▶ _STATED PROBLEM_:
Your task is to reproduce, verbatim and without pictures, the lines from the opening of the listing through the line containing "const data = months.map((month, i)".

▼

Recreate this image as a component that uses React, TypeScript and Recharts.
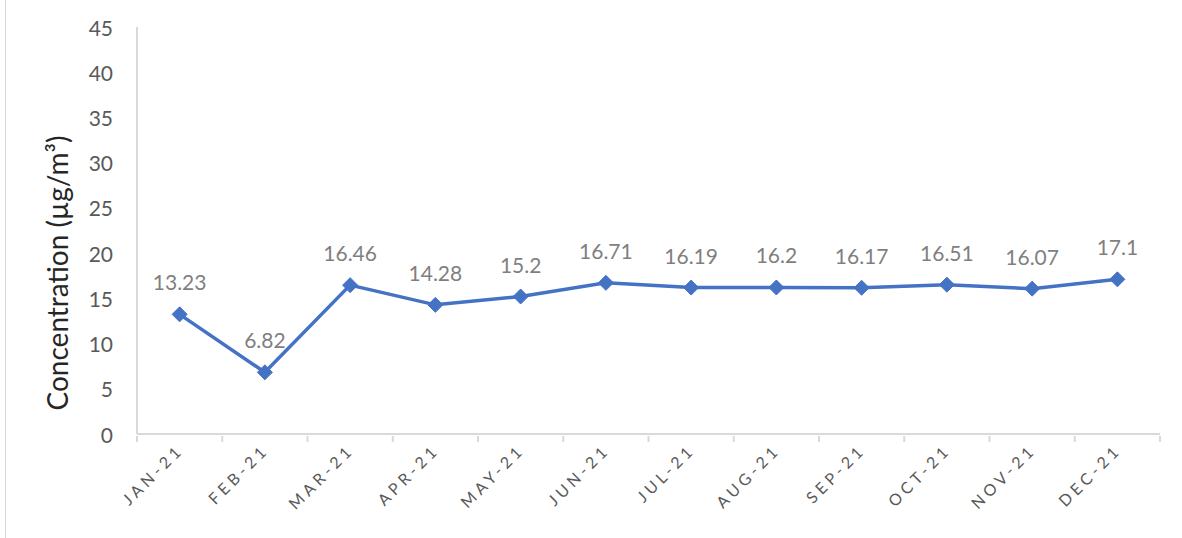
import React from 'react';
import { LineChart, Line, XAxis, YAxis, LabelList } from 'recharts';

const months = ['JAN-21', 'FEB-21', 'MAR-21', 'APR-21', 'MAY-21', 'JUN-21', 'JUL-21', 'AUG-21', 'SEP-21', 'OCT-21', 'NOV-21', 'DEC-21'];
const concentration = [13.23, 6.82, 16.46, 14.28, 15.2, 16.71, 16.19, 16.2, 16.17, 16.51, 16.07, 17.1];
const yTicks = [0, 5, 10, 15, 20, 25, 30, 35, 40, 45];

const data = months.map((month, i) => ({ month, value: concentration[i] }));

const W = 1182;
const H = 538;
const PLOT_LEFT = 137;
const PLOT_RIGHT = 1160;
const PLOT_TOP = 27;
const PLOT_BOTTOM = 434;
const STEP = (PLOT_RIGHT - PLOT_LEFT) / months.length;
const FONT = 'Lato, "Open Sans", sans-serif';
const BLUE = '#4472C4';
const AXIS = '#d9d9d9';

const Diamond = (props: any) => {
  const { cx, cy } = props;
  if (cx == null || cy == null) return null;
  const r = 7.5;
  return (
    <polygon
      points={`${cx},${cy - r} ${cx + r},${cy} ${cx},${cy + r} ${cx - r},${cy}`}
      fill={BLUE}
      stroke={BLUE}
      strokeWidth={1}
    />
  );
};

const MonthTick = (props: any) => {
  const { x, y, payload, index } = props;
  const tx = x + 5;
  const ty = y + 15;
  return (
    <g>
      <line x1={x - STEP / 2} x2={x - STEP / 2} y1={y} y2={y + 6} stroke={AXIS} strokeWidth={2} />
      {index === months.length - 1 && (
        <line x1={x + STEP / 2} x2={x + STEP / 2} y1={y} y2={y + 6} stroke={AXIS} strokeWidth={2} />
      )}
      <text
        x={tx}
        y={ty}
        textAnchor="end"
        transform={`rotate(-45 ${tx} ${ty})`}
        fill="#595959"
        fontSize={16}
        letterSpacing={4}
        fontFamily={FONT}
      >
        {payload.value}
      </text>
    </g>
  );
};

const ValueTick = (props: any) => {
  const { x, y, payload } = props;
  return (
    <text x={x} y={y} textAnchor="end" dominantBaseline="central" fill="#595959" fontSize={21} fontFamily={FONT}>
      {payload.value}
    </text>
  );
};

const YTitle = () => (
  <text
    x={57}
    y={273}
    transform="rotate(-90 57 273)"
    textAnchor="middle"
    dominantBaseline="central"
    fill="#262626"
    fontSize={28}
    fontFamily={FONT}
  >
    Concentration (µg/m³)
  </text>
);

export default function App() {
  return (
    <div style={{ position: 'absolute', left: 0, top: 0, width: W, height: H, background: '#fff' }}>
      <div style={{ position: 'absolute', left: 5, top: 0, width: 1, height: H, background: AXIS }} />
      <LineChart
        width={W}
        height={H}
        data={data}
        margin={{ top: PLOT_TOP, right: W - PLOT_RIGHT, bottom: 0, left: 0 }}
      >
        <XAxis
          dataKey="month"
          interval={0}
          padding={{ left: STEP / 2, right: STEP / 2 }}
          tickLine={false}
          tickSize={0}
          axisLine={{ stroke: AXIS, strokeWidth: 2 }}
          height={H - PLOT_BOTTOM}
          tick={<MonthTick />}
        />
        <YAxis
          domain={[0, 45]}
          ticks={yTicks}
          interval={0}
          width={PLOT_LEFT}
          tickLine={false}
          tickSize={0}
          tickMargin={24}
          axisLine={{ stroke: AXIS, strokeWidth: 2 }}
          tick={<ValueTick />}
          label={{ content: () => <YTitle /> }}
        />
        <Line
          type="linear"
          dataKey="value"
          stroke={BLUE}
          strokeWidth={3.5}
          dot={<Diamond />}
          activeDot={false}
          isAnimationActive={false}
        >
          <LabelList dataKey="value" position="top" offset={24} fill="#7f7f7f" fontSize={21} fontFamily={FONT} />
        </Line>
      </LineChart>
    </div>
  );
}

▲

▶ _TASK RESULT_:
Recreate this image as a component that uses React, TypeScript and Recharts.
import React from 'react';
import { LineChart, Line, XAxis, YAxis, LabelList } from 'recharts';

const months = ['JAN-21', 'FEB-21', 'MAR-21', 'APR-21', 'MAY-21', 'JUN-21', 'JUL-21', 'AUG-21', 'SEP-21', 'OCT-21', 'NOV-21', 'DEC-21'];
const concentration = [13.23, 6.82, 16.46, 14.28, 15.2, 16.71, 16.19, 16.2, 16.17, 16.51, 16.07, 17.1];
const yTicks = [0, 5, 10, 15, 20, 25, 30, 35, 40, 45];

const data = months.map((month, i) => ({ month, value: concentration[i] }));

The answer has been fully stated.